I could kill her or just forget about
it. Try and live with it. Why did she do it? Now I will have to start loving
her in a completely different way. The old way is gone
.

Tod

For the first time in eight days the temperature
is over thirty degrees, so it’s a good time to examine games and what they’ve
had to do with my life and why I don’t play them any more.

I don’t read the funnies in the newspaper
any more either but that’s a different story and will be gone into at a later
time.

…much later.

Let’s get back to games:

When I was a child I liked games. They were
a good way to pass a rainy day. I played Parcheesi, Monopoly, Authors and Old
Maid. Monopoly was my favorite game and also checkers had their share of rainy
days.

As childhood slowly went away, so did the
games. They are forgotten or stored in an attic someplace. Perhaps in a house
that no one lives in any more on a street that’s hard to find where the house
numbers don’t quite make sense. The 2’s look like 7’s and the 5’s look like 1’s.

In my early twenties I played lots of chess
and in my early thirties I played a lot of dominoes. I stopped playing chess
when I was twenty-five and dominoes went when I was thirty-three. Why? I just
got tired of them and stopped. It’s that simple.

From time to time every few years, I’ve
played a little poker but not much because I don’t have any luck. I always
lose, so it’s really not any fun. Who likes to lose all the time and that’s
what I do when I play poker.

So this gets us up to last night and a game
of Scrabble in a house surrounded by snow in the deep Montana winter. The game
was not my idea.

I have never never played Scrabble and did
not have the slightest interest in it or knew what it was about except that it
was some kind of word game. You made up words with letters on little wooden
blocks.

I cannot think of anything more boring
because what are you going to do with the words after you’ve made them up? You
might as well try breathing into a vacuum cleaner for fun.
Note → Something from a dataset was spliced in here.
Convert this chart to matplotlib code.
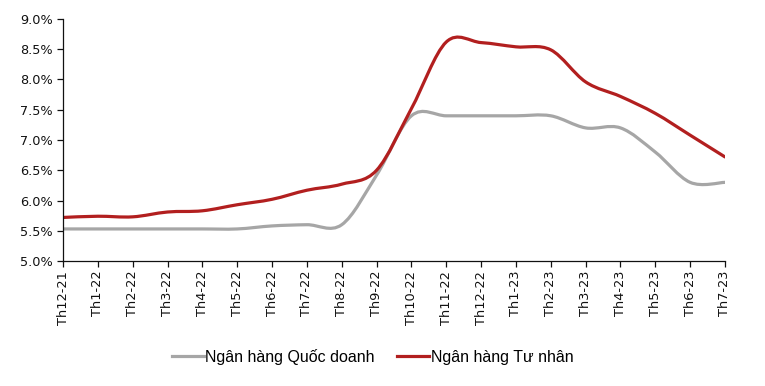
import matplotlib
matplotlib.use('Agg')
import matplotlib.pyplot as plt
import numpy as np
from matplotlib.path import Path
from matplotlib.patches import PathPatch
from matplotlib.lines import Line2D
from matplotlib.ticker import FuncFormatter

thang = ['Th12-21', 'Th1-22', 'Th2-22', 'Th3-22', 'Th4-22', 'Th5-22', 'Th6-22',
         'Th7-22', 'Th8-22', 'Th9-22', 'Th10-22', 'Th11-22', 'Th12-22', 'Th1-23',
         'Th2-23', 'Th3-23', 'Th4-23', 'Th5-23', 'Th6-23', 'Th7-23']
quoc_doanh = [5.53, 5.53, 5.53, 5.53, 5.53, 5.53, 5.58, 5.60, 5.60, 6.42,
              7.40, 7.40, 7.40, 7.40, 7.40, 7.20, 7.20, 6.80, 6.30, 6.30]
tu_nhan = [5.72, 5.74, 5.73, 5.81, 5.83, 5.93, 6.02, 6.17, 6.27, 6.50,
           7.52, 8.62, 8.61, 8.54, 8.49, 7.96, 7.72, 7.44, 7.08, 6.72]


def smooth_path(xs, ys):
    # bezier qua tung diem (giong duong "smoothed" cua Excel)
    p = np.column_stack([xs, ys]).astype(float)
    pp = np.vstack([p[0], p, p[-1]])
    verts = [p[0]]
    codes = [Path.MOVETO]
    for i in range(len(p) - 1):
        c1 = pp[i + 1] + (pp[i + 2] - pp[i]) / 6
        c2 = pp[i + 2] - (pp[i + 3] - pp[i + 1]) / 6
        verts += [c1, c2, pp[i + 2]]
        codes += [Path.CURVE4] * 3
    return Path(verts, codes)


fig = plt.figure(figsize=(7.65, 3.86), dpi=100)
ax = fig.add_axes([0.0824, 0.3238, 0.8653, 0.627])

x = np.arange(len(thang))
mau_xam = '#A6A6A6'
mau_do = '#B21F1F'

ax.add_patch(PathPatch(smooth_path(x, quoc_doanh), fill=False, edgecolor=mau_xam,
                       lw=2.3, capstyle='round', joinstyle='round'))
ax.add_patch(PathPatch(smooth_path(x, tu_nhan), fill=False, edgecolor=mau_do,
                       lw=2.3, capstyle='round', joinstyle='round'))

ax.set_xlim(0, len(thang) - 1)
ax.set_ylim(5.0, 9.0)
ax.set_yticks(np.arange(5.0, 9.01, 0.5))
ax.yaxis.set_major_formatter(FuncFormatter(lambda v, _: f'{v:.1f}%'))
ax.set_xticks(x)
ax.set_xticklabels(thang, rotation=90)

for s in ['top', 'right']:
    ax.spines[s].set_visible(False)
for s in ['left', 'bottom']:
    ax.spines[s].set_linewidth(0.9)
    ax.spines[s].set_color('#111111')
ax.tick_params(axis='both', direction='out', length=4, width=0.9, color='#111111',
               labelsize=9.3, labelcolor='#111111')
ax.tick_params(axis='x', pad=3)

handles = [Line2D([], [], color=mau_xam, lw=2.3),
           Line2D([], [], color=mau_do, lw=2.3)]
fig.legend(handles, ['Ngân hàng Quốc doanh', 'Ngân hàng Tư nhân'], loc='center',
           bbox_to_anchor=(0.487, 0.075), ncol=2, frameon=False, handlelength=2.0,
           handletextpad=0.1, columnspacing=1.4,
           prop={'family': 'Liberation Sans', 'size': 11.5})

fig.savefig('out.png', dpi=100)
Anyway, a visiting friend bought the game
at a store in town and I knew that sooner or later the game would be played and
somehow I would be dragged into it. I hoped later but of course it turned out
to be sooner, and I found myself at a table with a board in front of me
demanding that words be made up and I had seven little wooden blocks with
letters on them to oblige the board.

I felt silly as the game started.

First of all, I’m not a very good speller
and it didn’t make much sense for me to play a game that depended on spelling
for victory.

The person who bought the game is of course
a very good speller, a speller of almost championship ability. I can see why he
liked and wanted to play the game, but I couldn’t see what there was ultimately
in it for me, except the annoyance of wasting my time losing.

There were four of us and the game started.

Right from the very beginning when I selected
my seven blocks of wood, I didn’t like the game and within a few moments dislike
turned to true hatred. L’ve never hated anything so fast in my life.

Among the first words played on the board
was the word quieten as in quieten down, which I found to be an absurd word.
Here in the West we use quiet down, not quieten down. I had never even heard
the word quieten before, so I made a big mistake by compulsively looking it up
in the dictionary, and there it was in all its glory: quieten, an English word,
a word used in England. I don’t know English English. I know American English.

That’s enough for me.

It serves the purposes of my life.

The next word played was ted. I’d never
even heard of the word ted before. I’d of course heard of teddy bear and the
name Ted, but not ted as a word. It was contributed by my friend who is a good
speller. Again impetuously I went to the dictionary like a pig to bacon and
God-damn it! there was the word ted.

If you want to find out what the word means
look it up yourself or if you already know what it means, that’s your problem,
but I’d like to hear you use it in conversation sometime: “Please ted the cow
shit or I have tedded the grass. What else do you want me to do?”